- Do this
Restate the whole of the material. Keep every word, and drop the pictures.

───── Given information

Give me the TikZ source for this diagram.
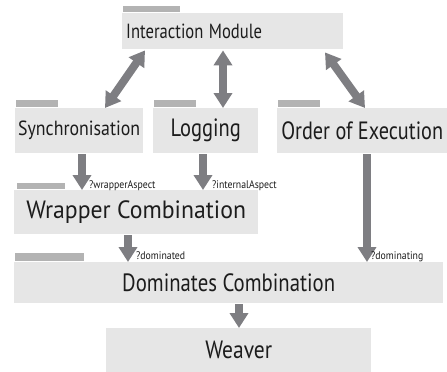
\documentclass[tikz,border=0pt]{standalone}
\usepackage{fontspec}
\setmainfont{PT Sans}
\usetikzlibrary{arrows.meta,calc}
\definecolor{boxfill}{HTML}{E6E6E6}
\definecolor{tabfill}{HTML}{B3B3B3}
\definecolor{arrowgray}{HTML}{7E7E82}
\definecolor{txt}{HTML}{1C1C1C}
\newcommand\cond[2]{\scalebox{#1}[1]{#2}}
\tikzset{
  box/.style={fill=boxfill, inner sep=0pt, text=txt, anchor=north west},
  bigtxt/.style={font=\fontsize{25}{28}\selectfont},
  smalltxt/.style={font=\fontsize{20.5}{23}\selectfont},
  tabbox/.style={fill=tabfill},
  fat/.style={draw=arrowgray, line width=8pt, -{Triangle[width=18pt,length=15pt]}},
  fatdbl/.style={draw=arrowgray, line width=8pt, {Triangle[width=18pt,length=15pt]}-{Triangle[width=18pt,length=15pt]}},
  lbl/.style={font=\fontsize{11}{13}\selectfont, text=txt, inner sep=0pt, anchor=base west}
}
\begin{document}
\begin{tikzpicture}[x=1pt,y=-1pt]
\useasboundingbox (0,0) rectangle (447,372);
% boxes
\node[box, smalltxt, minimum width=221pt, minimum height=36pt, text width=213pt, align=left] (im) at (122,13) {\cond{0.81}{Interaction Module}};
\node[box, smalltxt, minimum width=128pt, minimum height=45pt, align=center] (sync) at (15,108) {\cond{0.87}{Synchronisation}};
\node[box, bigtxt, minimum width=105pt, minimum height=45pt, align=center] (log) at (153,108) {\cond{0.82}{Logging}};
\node[box, bigtxt, minimum width=170pt, minimum height=45pt, align=center] (order) at (277,108) {\cond{0.81}{Order of Execution}};
\node[box, bigtxt, minimum width=244pt, minimum height=44pt, align=center] (wrap) at (14,190) {\cond{0.95}{Wrapper Combination}};
\node[box, bigtxt, minimum width=429pt, minimum height=41pt, align=center] (dom) at (14,262) {\cond{0.83}{Dominates Combination}};
\node[box, bigtxt, minimum width=265pt, minimum height=44pt, align=center] (weaver) at (106,328) {\cond{0.86}{Weaver}};
% tabs
\fill[tabbox] ($(im.north west)+(1,-7)$) rectangle ++(57,6);
\fill[tabbox] ($(sync.north west)+(1,-8)$) rectangle ++(42,7);
\fill[tabbox] ($(log.north west)+(1,-8)$) rectangle ++(42,7);
\fill[tabbox] ($(order.north west)+(1,-8)$) rectangle ++(42,7);
\fill[tabbox] ($(wrap.north west)+(3,-7)$) rectangle ++(48,6);
\fill[tabbox] ($(dom.north west)+(1,-9)$) rectangle ++(69,8);
% arrows
\draw[fatdbl] ($(im.south west)+(23,1)$) -- ($(sync.north west)+(90,0)$);
\draw[fatdbl] ($(im.south west)+(101,1)$) -- ($(log.north west)+(70,0)$);
\draw[fatdbl] ($(im.south west)+(203,3)$) -- ($(order.north west)+(88,0)$);
\draw[fat] ($(sync.south west)+(67,1)$) -- ($(wrap.north west)+(68,0)$);
\draw[fat] ($(log.south west)+(50,1)$) -- ($(wrap.north west)+(189,0)$);
\draw[fat] ($(order.south west)+(90,1)$) -- ($(dom.north west)+(353,0)$);
\draw[fat] ($(wrap.south west)+(114,1)$) -- ($(dom.north west)+(114,0)$);
\draw[fat] ($(dom.south west)+(225,1)$) -- ($(weaver.north west)+(133,0)$);
% labels
\node[lbl] (lwa) at (89,188) {\cond{0.89}{?wrapperAspect}};
\node[lbl] (lia) at (212,188) {\cond{0.89}{?internalAspect}};
\node[lbl] (ldd) at (136,259) {\cond{0.89}{?dominated}};
\node[lbl] (ldg) at (371,259) {\cond{0.89}{?dominating}};
\end{tikzpicture}
\end{document}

──────────

- Result of the task
Give me the TikZ source for this diagram.
\documentclass[tikz,border=0pt]{standalone}
\usepackage{fontspec}
\setmainfont{PT Sans}
\usetikzlibrary{arrows.meta,calc}
\definecolor{boxfill}{HTML}{E6E6E6}
\definecolor{tabfill}{HTML}{B3B3B3}
\definecolor{arrowgray}{HTML}{7E7E82}
\definecolor{txt}{HTML}{1C1C1C}
\newcommand\cond[2]{\scalebox{#1}[1]{#2}}
\tikzset{
  box/.style={fill=boxfill, inner sep=0pt, text=txt, anchor=north west},
  bigtxt/.style={font=\fontsize{25}{28}\selectfont},
  smalltxt/.style={font=\fontsize{20.5}{23}\selectfont},
  tabbox/.style={fill=tabfill},
  fat/.style={draw=arrowgray, line width=8pt, -{Triangle[width=18pt,length=15pt]}},
  fatdbl/.style={draw=arrowgray, line width=8pt, {Triangle[width=18pt,length=15pt]}-{Triangle[width=18pt,length=15pt]}},
  lbl/.style={font=\fontsize{11}{13}\selectfont, text=txt, inner sep=0pt, anchor=base west}
}
\begin{document}
\begin{tikzpicture}[x=1pt,y=-1pt]
\useasboundingbox (0,0) rectangle (447,372);
% boxes
\node[box, smalltxt, minimum width=221pt, minimum height=36pt, text width=213pt, align=left] (im) at (122,13) {\cond{0.81}{Interaction Module}};
\node[box, smalltxt, minimum width=128pt, minimum height=45pt, align=center] (sync) at (15,108) {\cond{0.87}{Synchronisation}};
\node[box, bigtxt, minimum width=105pt, minimum height=45pt, align=center] (log) at (153,108) {\cond{0.82}{Logging}};
\node[box, bigtxt, minimum width=170pt, minimum height=45pt, align=center] (order) at (277,108) {\cond{0.81}{Order of Execution}};
\node[box, bigtxt, minimum width=244pt, minimum height=44pt, align=center] (wrap) at (14,190) {\cond{0.95}{Wrapper Combination}};
\node[box, bigtxt, minimum width=429pt, minimum height=41pt, align=center] (dom) at (14,262) {\cond{0.83}{Dominates Combination}};
\node[box, bigtxt, minimum width=265pt, minimum height=44pt, align=center] (weaver) at (106,328) {\cond{0.86}{Weaver}};
% tabs
\fill[tabbox] ($(im.north west)+(1,-7)$) rectangle ++(57,6);
\fill[tabbox] ($(sync.north west)+(1,-8)$) rectangle ++(42,7);
\fill[tabbox] ($(log.north west)+(1,-8)$) rectangle ++(42,7);
\fill[tabbox] ($(order.north west)+(1,-8)$) rectangle ++(42,7);
\fill[tabbox] ($(wrap.north west)+(3,-7)$) rectangle ++(48,6);
\fill[tabbox] ($(dom.north west)+(1,-9)$) rectangle ++(69,8);
% arrows
\draw[fatdbl] ($(im.south west)+(23,1)$) -- ($(sync.north west)+(90,0)$);
\draw[fatdbl] ($(im.south west)+(101,1)$) -- ($(log.north west)+(70,0)$);
\draw[fatdbl] ($(im.south west)+(203,3)$) -- ($(order.north west)+(88,0)$);
\draw[fat] ($(sync.south west)+(67,1)$) -- ($(wrap.north west)+(68,0)$);
\draw[fat] ($(log.south west)+(50,1)$) -- ($(wrap.north west)+(189,0)$);
\draw[fat] ($(order.south west)+(90,1)$) -- ($(dom.north west)+(353,0)$);
\draw[fat] ($(wrap.south west)+(114,1)$) -- ($(dom.north west)+(114,0)$);
\draw[fat] ($(dom.south west)+(225,1)$) -- ($(weaver.north west)+(133,0)$);
% labels
\node[lbl] (lwa) at (89,188) {\cond{0.89}{?wrapperAspect}};
\node[lbl] (lia) at (212,188) {\cond{0.89}{?internalAspect}};
\node[lbl] (ldd) at (136,259) {\cond{0.89}{?dominated}};
\node[lbl] (ldg) at (371,259) {\cond{0.89}{?dominating}};
\end{tikzpicture}
\end{document}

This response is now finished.